Issue Date: February 23, 2009
Industrial R&D Spending Stalls
After several years of significant increases, U.S. company investment in industrial R&D will be flat in 2009.
That's the conclusion of the latest survey by the Industrial Research Institute, which represents 182 companies that conduct R&D in the U.S. IRI says its members invest more than $100 billion annually in R&D, or roughly half the nation's privately funded R&D spending. Eighty-four firms responded to the survey.
As in previous years, IRI developed a "sea change index" that compares companies anticipating spending or hiring increases of 5% or more with those anticipating decreases. In 2008, the R&D spending index was 27, the highest in eight years, but this year it has plummeted to just 1, indicating no significant rise in spending. The index measuring the hiring of R&D professionals dropped from 8 to -8, and the index for hiring new graduates fell from 1 to -4.

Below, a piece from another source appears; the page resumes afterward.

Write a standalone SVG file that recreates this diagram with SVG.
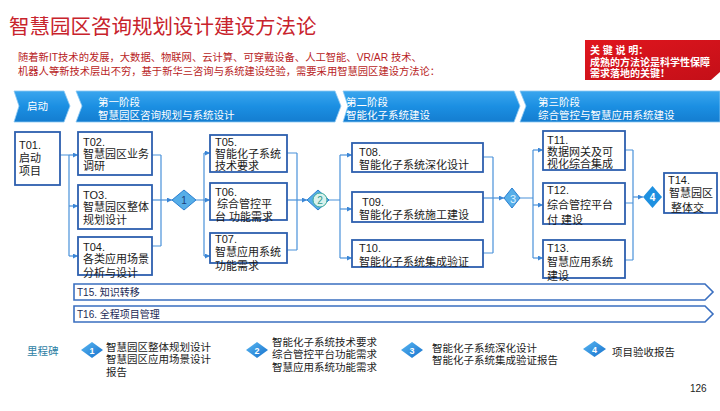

The survey turned up differences among industries. It found that chemical companies lag behind food and petroleum companies in planned R&D spending increases for 2009. Indeed, C&EN's recent survey of six major U.S. chemical companies found they are planning to cut R&D spending by 1.8% this year (Feb. 16, page 24). And whereas chemical companies on average don't anticipate hiring many new graduates in R&D roles, food and petroleum companies do see significant hiring of new grads this year.
IRI conducted the survey last summer, before the unfolding of the financial crisis. However, Raymond R. Cosner, director of R&D process in Boeing's advanced systems division and author of the 2009 report, says follow-up discussions with member companies late last fall indicated their answers would have been largely the same then.